While it is clear that Duttry expands the scope of information that may be relevant in an informed consent case, it is less clear whether it alters the prevailing practice whereby the plaintiff who has not received a full description of the risks of a procedure must still convince a jury that the missing information would have been "material" to a prudent patient's decision to undergo surgery. On its face, Duttry appears to declare as a matter of law that the surgeon's alleged misrepresentations concerning his experience was material.
"The question thus becomes whether a reasonable person who questions a doctor about the doctor's personal qualifications and experience, when making a decision about whether to have this individual perform a procedure, would consider this information significant in making the decision. We conclude that a reasonable person would consider it significant and an individual surgeon who provides false information when so questioned would be subject to a claim of lack of informed consent. " Duttry at p. 3.
This language, if applied literally, suggests that on remand the plaintiff will only have to prove that the misrepresentation was uttered by the doctor, the court having already concluded that the subject matter was material.
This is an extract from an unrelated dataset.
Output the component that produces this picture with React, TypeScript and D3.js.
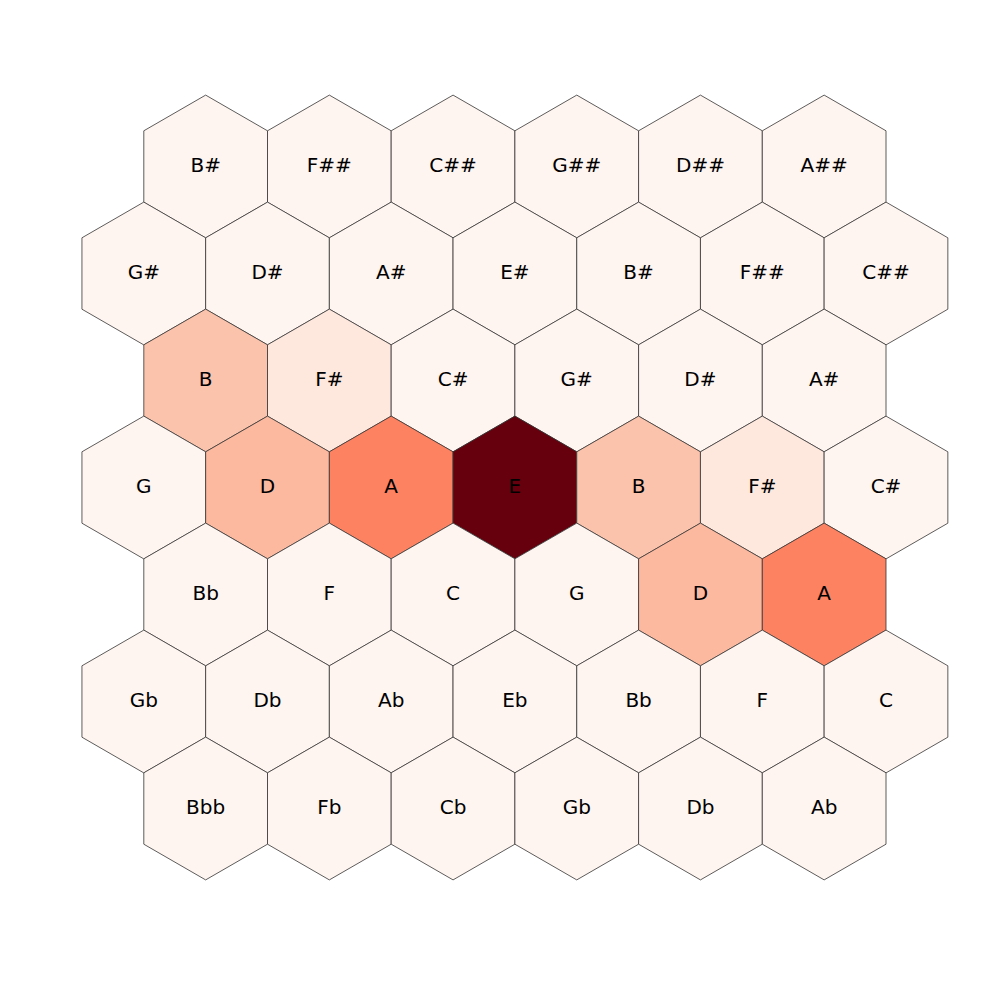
import React from "react";
import * as d3 from "d3";

// Note labels per row (top to bottom). Even rows have 6 cells offset by half a cell.
const row0 = ["B#", "F##", "C##", "G##", "D##", "A##"];
const row1 = ["G#", "D#", "A#", "E#", "B#", "F##", "C##"];
const row2 = ["B", "F#", "C#", "G#", "D#", "A#"];
const row3 = ["G", "D", "A", "E", "B", "F#", "C#"];
const row4 = ["Bb", "F", "C", "G", "D", "A"];
const row5 = ["Gb", "Db", "Ab", "Eb", "Bb", "F", "C"];
const row6 = ["Bbb", "Fb", "Cb", "Gb", "Db", "Ab"];
const rows = [row0, row1, row2, row3, row4, row5, row6];

// Intensity per pitch name (others are 0)
const noteNames = ["E", "A", "D", "B", "F#"];
const noteValues = [1.0, 0.425, 0.256, 0.223, 0.077];

// Matplotlib "Reds" colour stops
const redsStops = ["#fff5f0", "#fee0d2", "#fcbba1", "#fc9272", "#fb6a4a", "#ef3b2c", "#cb181d", "#a50f15", "#67000d"];

const W = 1000;
const H = 1000;
const R = 71.4;
const DX = 123.7;

export default function App() {
  const x = d3.scaleLinear().domain([0, 6]).range([143.8, 143.8 + 6 * DX]);
  const y = d3.scaleLinear().domain([0, 6]).range([166.5, 166.5 + 6 * 107]);
  const color = d3
    .scaleLinear<string>()
    .domain(redsStops.map((_, i) => i / (redsStops.length - 1)))
    .range(redsStops)
    .interpolate(d3.interpolateRgb);
  const valueOf = (n: string) => {
    const i = noteNames.indexOf(n);
    return i >= 0 ? noteValues[i] : 0;
  };
  const hexPath = (cx: number, cy: number) => {
    const pts: [number, number][] = d3.range(6).map((k) => {
      const a = (Math.PI / 3) * k - Math.PI / 2;
      return [cx + (DX / 2) * (Math.cos(a) / (Math.sqrt(3) / 2)) * (Math.abs(Math.cos(a)) > 0.1 ? 1 : 0), cy + R * Math.sin(a)];
    });
    return d3.line()(pts) + "Z";
  };
  const cells: { label: string; cx: number; cy: number; v: number }[] = [];
  rows.forEach((row, r) => {
    const off = row.length === 6 ? 0.5 : 0;
    row.forEach((label, c) => {
      cells.push({ label, cx: x(c + off), cy: y(r), v: valueOf(label) });
    });
  });
  return (
    <svg width={W} height={H} style={{ display: "block", position: "absolute", left: 0, top: 0 }}>
      <rect width={W} height={H} fill="#ffffff" />
      {cells.map((d, i) => (
        <path key={"h" + i} d={hexPath(d.cx, d.cy)} fill={color(d.v)} stroke="#333333" strokeWidth={0.8} />
      ))}
      {cells.map((d, i) => (
        <text
          key={"t" + i}
          x={d.cx}
          y={d.cy - 1.5}
          textAnchor="middle"
          dominantBaseline="central"
          fontFamily="DejaVu Sans"
          fontSize={20}
          fill="#000000"
        >
          {d.label}
        </text>
      ))}
    </svg>
  );
}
If that is so, then the jury would never have to consider materiality as they historically have done in informed consent cases.
To the extent that Duttry is viewed as eliminating the need to prove materiality, it would represent a major expansion of informed consent liability. However, it is doubtful that Duttry is intended to cause such a drastic change in the legal landscape. For example, consider a situation in which a patient is told by a surgeon that he has performed a procedure 100 times in his career when, in truth, he has only done the procedure 90 times. Assume further that this was an innocent mis-statement by the doctor, i.e., he did not knowingly exaggerate his level of experience. Will a plaintiff be able to prevail simply by proving the inaccuracy without regard to whether a jury thinks the discrepancy is material? Probably not. Thus, Duttry either should not be read as taking the issue of materiality from the jury, or if it does, it should be perceived as a special circumstance in which the court, in essence, was declaring that no reasonable jury could fail to find that the misrepresented information in that particular case was material.
In sum, while it would probably be a mistake to conclude that Duttry eliminates materiality as an element in this genre of informed consent cases. It would not be a mistake to say that it now opens the door to admit a variety of background information on the surgeon, assuming that the patient inquires about such matters. Viewed in that light, Duttry is one of the more significant informed consent cases in the recent years.